Вера не стала возражать, пошла к мусорному ящику, на который указала. Наклонившись, подняла палку, и Нина отошла на шаг.

– Ну-ка не дури!

– Что я, рукой там копаться буду? – хмыкнула Вера.

   С постным выражением лица она поковырялась в мусоре, и таки выковыряла оттуда грязную и помятую Нинину сумку.

–Эта?

   Нина взяла сумку, осторожно раскрыла ее и вывернула на асфальт. Оттуда выпали ключи, косметичка, носовой платок и даже кошелек. Пустой, конечно. Нина все это бережно подобрала под насмешливым взглядом Веры и испуганным – студента.

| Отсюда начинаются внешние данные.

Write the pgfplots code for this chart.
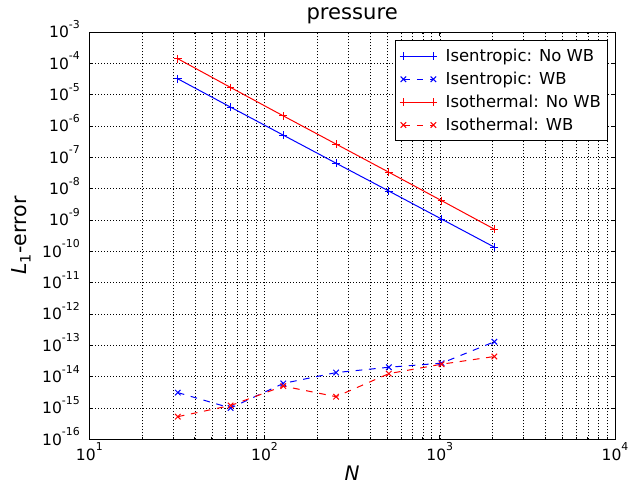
\documentclass[border=0pt]{standalone}
\usepackage{fontspec}
\setmainfont{DejaVu Sans}
\usepackage{pgfplots}
\pgfplotsset{compat=1.18}

% tick label: 10 with a raised exponent, as matplotlib sets it
\newcommand\tl[1]{10\raisebox{8.4pt}{\fontsize{9.8}{9.8}\selectfont#1}}

\begin{document}
\begin{tikzpicture}
\begin{axis}[
  scale only axis,
  width=473.1pt, height=366.6pt,
  xmode=log, ymode=log,
  xmin=10, xmax=10000,
  ymin=1e-16, ymax=1e-3,
  axis line style={line width=0.9pt},
  tick align=inside,
  major tick length=3.6pt, minor tick length=1.8pt,
  every tick/.style={black, line width=0.7pt},
  xtick={10,100,1000,10000},
  xticklabels={\tl{1},\tl{2},\tl{3},\tl{4}},
  minor xtick={20,30,40,50,60,70,80,90,200,300,400,500,600,700,800,900,2000,3000,4000,5000,6000,7000,8000,9000},
  ytick={1e-16,1e-15,1e-14,1e-13,1e-12,1e-11,1e-10,1e-9,1e-8,1e-7,1e-6,1e-5,1e-4,1e-3},
  yticklabels={\tl{-16},\tl{-15},\tl{-14},\tl{-13},\tl{-12},\tl{-11},\tl{-10},\tl{-9},\tl{-8},\tl{-7},\tl{-6},\tl{-5},\tl{-4},\tl{-3}},
  yminorticks=false,
  xminorgrids=true, xmajorgrids=true, ymajorgrids=true, yminorgrids=false,
  major grid style={black, line width=0.5pt, dash pattern=on 0.9pt off 1.8pt},
  minor grid style={black, line width=0.5pt, dash pattern=on 0.9pt off 1.8pt},
  ticklabel style={font=\fontsize{14}{16}\selectfont, inner sep=0pt},
  xticklabel style={anchor=base, yshift=-18.6pt},
  yticklabel style={anchor=base east, xshift=-8.4pt, yshift=-5.1pt},
  title={pressure},
  title style={font=\fontsize{19}{21}\selectfont, at={(axis description cs:0.5,1)}, anchor=base, yshift=5.4pt, inner sep=0pt},
  xlabel={\textit{N}},
  xlabel style={font=\fontsize{18}{20}\selectfont, at={(axis description cs:0.5,-0.1)}, anchor=base, inner sep=0pt},
  ylabel={\textit{L}\textsubscript{1}-error},
  ylabel style={font=\fontsize{18.5}{20}\selectfont, at={(axis description cs:-0.119,0.5)}, anchor=base, inner sep=0pt},
  legend image code/.code={\draw[mark repeat=1,mark phase=1,#1] plot coordinates {(0pt,0pt) (27pt,0pt)};
    \path[draw=none, fill=none] (36pt,-10.3pt) -- (36pt,10.3pt);},
  legend style={at={(rel axis cs:1,1)}, anchor=north east, xshift=-6.3pt, yshift=-7.2pt,
    draw=black, line width=0.8pt, font=\fontsize{14.8}{17}\selectfont,
    inner xsep=4pt, inner ysep=4pt, row sep=0pt, cells={anchor=west}},
  every axis plot/.append style={line width=0.9pt, mark size=3.5pt},
]
\addplot[blue, draw=blue, mark=+, mark options={solid, draw=blue}] coordinates {
  (32,3.2e-5) (64,4.0e-6) (128,5.1e-7) (256,6.5e-8) (512,8.4e-9) (1024,1.07e-9) (2048,1.36e-10)};
\addplot[blue, draw=blue, mark=x, dash pattern=on 6pt off 6pt, mark options={solid, draw=blue}] coordinates {
  (32,3.1e-15) (64,1.0e-15) (128,6.1e-15) (256,1.35e-14) (512,2.0e-14) (1024,2.7e-14) (2048,1.3e-13)};
\addplot[red, draw=red, mark=+, mark options={solid, draw=red}] coordinates {
  (32,1.4e-4) (64,1.7e-5) (128,2.1e-6) (256,2.65e-7) (512,3.35e-8) (1024,4.15e-9) (2048,5.1e-10)};
\addplot[red, draw=red, mark=x, dash pattern=on 6pt off 6pt, mark options={solid, draw=red}] coordinates {
  (32,5.3e-16) (64,1.2e-15) (128,5.0e-15) (256,2.3e-15) (512,1.25e-14) (1024,2.5e-14) (2048,4.4e-14)};
\legend{Isentropic: No WB, Isentropic: WB, Isothermal: No WB, Isothermal: WB}
\end{axis}
\pgfresetboundingbox
\path[use as bounding box] (-80.4pt,-41.1pt) rectangle (489.3pt,395.4pt);
\end{tikzpicture}
\end{document}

   – Ничего не пропало? – спросила Вера, поигрывая палкой.

   – Кое-что пропало,– сказала Нина.– Выпало, наверное.

– Так поищи, – с улыбкой предложила Вера. Нина холодно улыбнулась в ответ.

– Я думаю, ты это сделаешь лучше.

   Она резко заломила ей руку за спину, ткнула головой в мусорный ящик и, подхватив за ноги, опрокинула ее туда, так что лишь болтающиеся ноги торчали наружу да доносились изнутри какие-то сдавленные стоны.

– Да зачем же так? – чуть не плача говорил студент.

   – А иначе не получается, – отвечала Нина, тяжело дыша после немалого физического усилия.

   Вера выбралась из мусора, вся облепленная картофельными очистками, яичной скорлупой и шелухой от семечек. Она плевалась и ругалась, а рядом заливисто хохотал, хлопая себя руками по ляжкам, беззубый небритый алкаш.

Нина тоже улыбнулась, повернулась и ушла.